First Respondent’s counsel: Z.F. Joubert S.C.

Zach Joubert



First respondent’s attorneys: Patel and Totos

Cape Town


[1] It is not clear precisely how the Boland Trust will formulate its claim against KAL in any action that might follow upon the expungement of its claim.  The claim submitted to proof by the Boland Trust purported to be based on a fraudulent representation by KAL.  The description of the claim is cross-referenced in the proof of claim affidavit to paragraphs 41-44 of the founding affidavit in the winding-up application.  The papers in that application were not before me.

[2] The commissioner’s report did state (in para 6) that ‘[s]ubsidiary issues were also canvassed.  These related in the main to potential claims against Fifth Generation, de Klerk [Bermack Trust’s investment advisors] and Snyman personally, BGR Aucamp Scholtz Inc [KAL’s auditors] and Aucamp personally.  These claims do not appear to vest in KAL 1.  They appear to vest in the Bermack Trust’.

[3] They are described briefly in a few paragraphs in the founding affidavit in the current application, and, as related below, excerpts from the papers in those applications were also quoted in the replying papers.  I was informed from the bar during argument that the papers in the two matters run in total to well over 2000 pages.

[4] See para [13] above.

[5] At para [15].

[6] See para [4] above.

[7] See paragraph [22] above.

[8] At para 55.

[9] In this regard the court quoted approvingly from Blackman et al, Commentary on the Companies Act vol 3, at 14-376 and 14-378 and cited Ex parte Clifford Homes Construction (Pty) Ltd 1989 (4) SA 610 (W) at 614.

[10] Compare the English and Australian jurisprudence cited in Ma-Afrika Groepbelange.

[11] Section 108(2) of the Insolvency Act, 1986 c 45 provides: ‘The court may, on cause shown, remove a liquidator and appoint another’.

[12] At para [26].

[13] At para [61].

[14] At page 59.

[15] The pertinent passages from Balabel are quoted in A Company and Others v Commissioner for the South African Revenue Services [2014] ZAWCHC 33 at para 24.

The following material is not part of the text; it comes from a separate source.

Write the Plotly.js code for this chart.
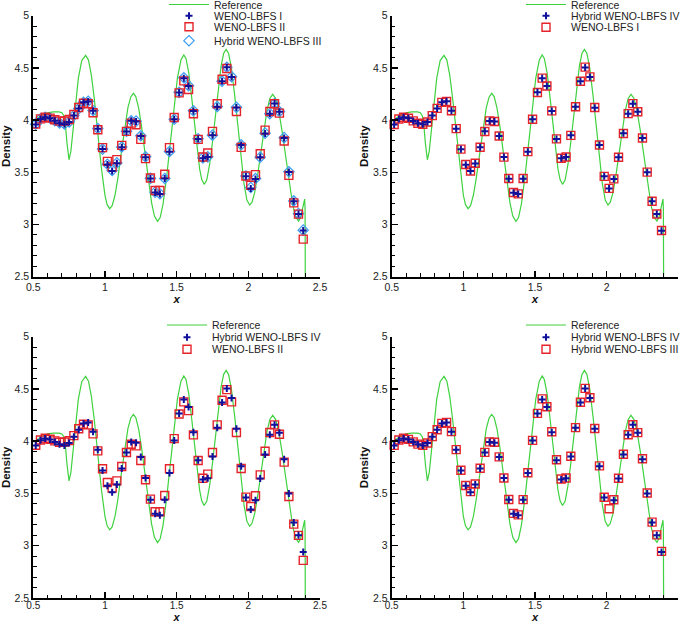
<!DOCTYPE html>
<html>
<head>
<meta charset="utf-8">
<script src="https://cdn.plot.ly/plotly-3.0.1.min.js"></script>
<style>html,body{margin:0;padding:0;background:#fff;}#chart{width:685px;height:624px;}</style>
</head>
<body>
<div id="chart"></div>
<script>
// ---- Data ----
const refX = [0.50,0.53,0.56,0.60,0.64,0.68,0.70,0.714,0.725,0.735,
  0.749,0.762,0.779,0.796,0.814,0.838,0.865,0.885,0.905,0.925,
  0.95,0.975,1.00,1.015,1.033,1.05,1.07,1.09,1.115,1.14,
  1.16,1.18,1.198,1.215,1.235,1.255,1.28,1.305,1.325,1.345,
  1.367,1.385,1.405,1.43,1.455,1.48,1.505,1.53,1.55,1.565,
  1.585,1.605,1.62,1.64,1.66,1.675,1.692,1.71,1.73,1.75,
  1.77,1.79,1.81,1.828,1.845,1.862,1.882,1.905,1.927,1.95,
  1.97,1.99,2.009,2.025,2.045,2.065,2.09,2.11,2.13,2.15,
  2.17,2.19,2.21,2.235,2.26,2.285,2.31,2.33,2.351,2.365,
  2.378,2.388,2.393,2.396,2.398,2.40,2.45,2.5];
const refY = [3.99,4.02,4.045,4.07,4.078,4.078,4.07,4.04,3.94,3.78,
  3.62,3.70,3.92,4.15,4.40,4.57,4.62,4.575,4.43,4.21,
  3.88,3.54,3.28,3.19,3.152,3.18,3.28,3.445,3.70,3.955,
  4.12,4.222,4.256,4.226,4.115,3.94,3.675,3.395,3.21,3.08,
  3.03,3.067,3.195,3.455,3.78,4.11,4.40,4.575,4.624,4.59,
  4.45,4.215,4.015,3.75,3.535,3.43,3.385,3.425,3.575,3.79,
  4.055,4.305,4.52,4.64,4.678,4.64,4.50,4.235,3.933,3.615,
  3.39,3.235,3.187,3.212,3.31,3.473,3.722,3.925,4.092,4.208,
  4.247,4.21,4.105,3.90,3.645,3.393,3.182,3.073,3.033,3.07,
  3.16,3.225,3.244,3.15,2.6,1.2,1.1,1.05];

const cellX = [0.517,0.55,0.583,0.617,0.65,0.683,0.717,0.75,0.783,0.817,
  0.85,0.883,0.917,0.95,0.983,1.017,1.05,1.083,1.117,1.15,
  1.183,1.217,1.25,1.283,1.317,1.35,1.383,1.417,1.45,1.483,
  1.517,1.55,1.583,1.617,1.65,1.683,1.717,1.75,1.783,1.817,
  1.85,1.883,1.917,1.95,1.983,2.017,2.05,2.083,2.117,2.15,
  2.183,2.217,2.25,2.283,2.317,2.35,2.383];

const wenoI = [3.958,4.01,4.027,4.018,3.993,3.97,3.96,3.982,4.043,4.112,
  4.17,4.178,4.09,3.918,3.722,3.575,3.512,3.587,3.74,3.891,
  3.993,3.987,3.848,3.645,3.44,3.306,3.293,3.44,3.698,4.008,
  4.265,4.402,4.327,4.088,3.82,3.635,3.647,3.854,4.128,4.372,
  4.507,4.414,4.12,3.761,3.461,3.346,3.437,3.644,3.872,4.062,
  4.158,4.08,3.828,3.502,3.223,3.101,2.942];

const wenoII = [3.962,4.012,4.028,4.019,4.003,3.99,3.992,4.006,4.054,4.12,
  4.162,4.156,4.07,3.908,3.736,3.605,3.551,3.621,3.758,3.892,
  3.971,3.955,3.815,3.631,3.446,3.325,3.325,3.481,3.736,4.025,
  4.261,4.376,4.293,4.061,3.815,3.646,3.685,3.892,4.156,4.392,
  4.494,4.376,4.083,3.739,3.465,3.376,3.478,3.678,3.904,4.083,
  4.156,4.067,3.80,3.471,3.207,3.099,2.86];

const hybridIII = [3.96,4.012,4.028,4.018,3.994,3.972,3.962,3.983,4.044,4.11,
  4.171,4.18,4.092,3.92,3.722,3.577,3.518,3.59,3.742,3.893,
  3.994,3.99,3.85,3.648,3.442,3.31,3.295,3.441,3.699,4.008,
  4.266,4.405,4.33,4.09,3.822,3.638,3.648,3.856,4.13,4.373,
  4.506,4.416,4.122,3.764,3.464,3.354,3.44,3.645,3.875,4.062,
  4.158,4.082,3.832,3.505,3.226,3.104,2.946];

const hybridIV = [3.959,4.01,4.027,4.017,3.992,3.97,3.96,3.982,4.043,4.11,
  4.17,4.18,4.09,3.918,3.72,3.573,3.512,3.585,3.74,3.893,
  3.992,3.986,3.848,3.647,3.439,3.305,3.292,3.439,3.697,4.007,
  4.266,4.40,4.327,4.087,3.819,3.634,3.646,3.854,4.129,4.371,
  4.505,4.413,4.119,3.761,3.461,3.346,3.436,3.643,3.873,4.061,
  4.157,4.08,3.828,3.50,3.222,3.101,2.941];
// in the lower-right panel the Hybrid IV cross at x = 2.017 is not drawn
const panel4MissingIndex = 45;

const xTickVals = [0.5,1,1.5,2,2.5];
const yTickVals = [2.5,3,3.5,4,4.5,5];

// ---- Styles ----
const W = 685, H = 624, BOT = 20, PH = H - BOT;
const FONT = 'Liberation Sans, Arial, Helvetica, sans-serif';
const refLine = {color:'#3fd23f', width:1.2};
const plusMarker = {symbol:'cross-thin', size:5, color:'#10109c', line:{color:'#10109c', width:2}};
const squareMarker = {symbol:'square-open', size:8, color:'#e5232a', line:{color:'#e5232a', width:1.4}};
const diamondMarker = {symbol:'diamond-open', size:8, color:'#3a9df5', line:{color:'#3a9df5', width:1.2}};

function refTrace(ax, leg) {
  return {x: refX, y: refY, xaxis:'x'+ax, yaxis:'y'+ax, mode:'lines', line: refLine,
          name:'Reference', legend: leg, hoverinfo:'skip'};
}
function mk(ax, leg, name, ys, marker) {
  return {x: cellX, y: ys, xaxis:'x'+ax, yaxis:'y'+ax, mode:'markers', marker: marker,
          name: name, legend: leg, cliponaxis:false};
}

const hybridIVpanel4 = hybridIV.map((v,i) => i === panel4MissingIndex ? null : v);

const data = [
  refTrace('', 'legend'),
  mk('', 'legend4', 'Hybrid WENO-LBFS III', hybridIII, diamondMarker),
  mk('', 'legend3', 'WENO-LBFS II', wenoII, squareMarker),
  mk('', 'legend2', 'WENO-LBFS I', wenoI, plusMarker),

  refTrace('2', 'legend5'),
  mk('2', 'legend7', 'WENO-LBFS I', wenoI, squareMarker),
  mk('2', 'legend6', 'Hybrid WENO-LBFS IV', hybridIV, plusMarker),

  refTrace('3', 'legend8'),
  mk('3', 'legend10', 'WENO-LBFS II', wenoII, squareMarker),
  mk('3', 'legend9', 'Hybrid WENO-LBFS IV', hybridIV, plusMarker),

  refTrace('4', 'legend11'),
  mk('4', 'legend13', 'Hybrid WENO-LBFS III', hybridIII, squareMarker),
  mk('4', 'legend12', 'Hybrid WENO-LBFS IV', hybridIVpanel4, plusMarker)
];

function xAxis(x0, x1, anchor, bottomRow) {
  return {domain:[x0/W, x1/W], anchor: anchor, range:[0.5,2.5], tickvals: xTickVals,
    ticks:'inside', ticklen:6, tickwidth:1.5, tickcolor:'#000',
    ticklabelstandoff: bottomRow ? -3 : 0,
    showline:true, linecolor:'#000', linewidth:2, showgrid:false, zeroline:false,
    tickfont:{family:FONT, size: bottomRow ? 10 : 10.5, color:'#222'},
    minor:{dtick:0.1, tick0:0.5, ticks:'inside', ticklen:3.5, tickwidth:1, tickcolor:'#000', showgrid:false},
    title:{text:'x', font:{family:FONT, size: bottomRow ? 11 : 11.5, weight:'bold', style:'italic', color:'#111'},
           standoff: bottomRow ? 3 : 1}};
}
function yAxis(y0, y1, anchor) {
  return {domain:[1 - y1/PH, 1 - y0/PH], anchor: anchor, range:[2.5,5], tickvals: yTickVals,
    ticks:'inside', ticklen:6, tickwidth:1.5, tickcolor:'#000',
    showline:true, linecolor:'#000', linewidth:2, showgrid:false, zeroline:false,
    tickfont:{family:FONT, size:10.5, color:'#222'},
    minor:{dtick:0.1, tick0:2.5, ticks:'inside', ticklen:3.5, tickwidth:1, tickcolor:'#000', showgrid:false},
    title:{text:'Density', font:{family:FONT, size:11.5, weight:'bold', color:'#111'}, standoff:2}};
}
function leg(px, py) {
  return {x: px/W, y: 1 - py/PH, xanchor:'left', yanchor:'middle', bgcolor:'rgba(0,0,0,0)',
    borderwidth:0, font:{family:FONT, size:10.5, color:'#222'}, itemwidth:40, tracegroupgap:0};
}

// legend origins (text starts ~50 px to the right)
const L1 = 164, L2 = 521, L3 = 162, L4 = 521;
const layout = {
  width: W, height: H, margin:{l:0, r:0, t:0, b:BOT, autoexpand:false},
  paper_bgcolor:'#fff', plot_bgcolor:'#fff', showlegend:true,
  xaxis: xAxis(33.3, 320, 'y', false),   yaxis: yAxis(15.7, 276.7, 'x'),
  xaxis2: xAxis(391.7, 678.3, 'y2', false), yaxis2: yAxis(15.7, 276.7, 'x2'),
  xaxis3: xAxis(33.3, 320, 'y3', true),  yaxis3: yAxis(336.7, 598, 'x3'),
  xaxis4: xAxis(391.7, 678.3, 'y4', true), yaxis4: yAxis(336.7, 598, 'x4'),
  legend: leg(L1, 4.5), legend2: leg(L1, 15.7), legend3: leg(L1, 26.7), legend4: leg(L1, 40.7),
  legend5: leg(L2, 4.5), legend6: leg(L2, 15.7), legend7: leg(L2, 27.3),
  legend8: leg(L3, 325), legend9: leg(L3, 337.3), legend10: leg(L3, 349.3),
  legend11: leg(L4, 325), legend12: leg(L4, 337.3), legend13: leg(L4, 349.3)
};

Plotly.newPlot('chart', data, layout, {staticPlot:true, displayModeBar:false});
</script>
</body>
</html>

[16] Both of the other judgments cited by Van Zyl J in this connection, viz. Murphy, NO and Benjamin, NO v Semphill and Others 1954 (3) SA 450 (W) and Millman NO v Goosen 1975 (3) SA 141 (O), were also concerned with quite different points, being the necessity for all co-trustees to be joined in proceedings by or against a trust, and the obligation of joint appointees, whether they by trustees, liquidators or judicial managers, to act jointly.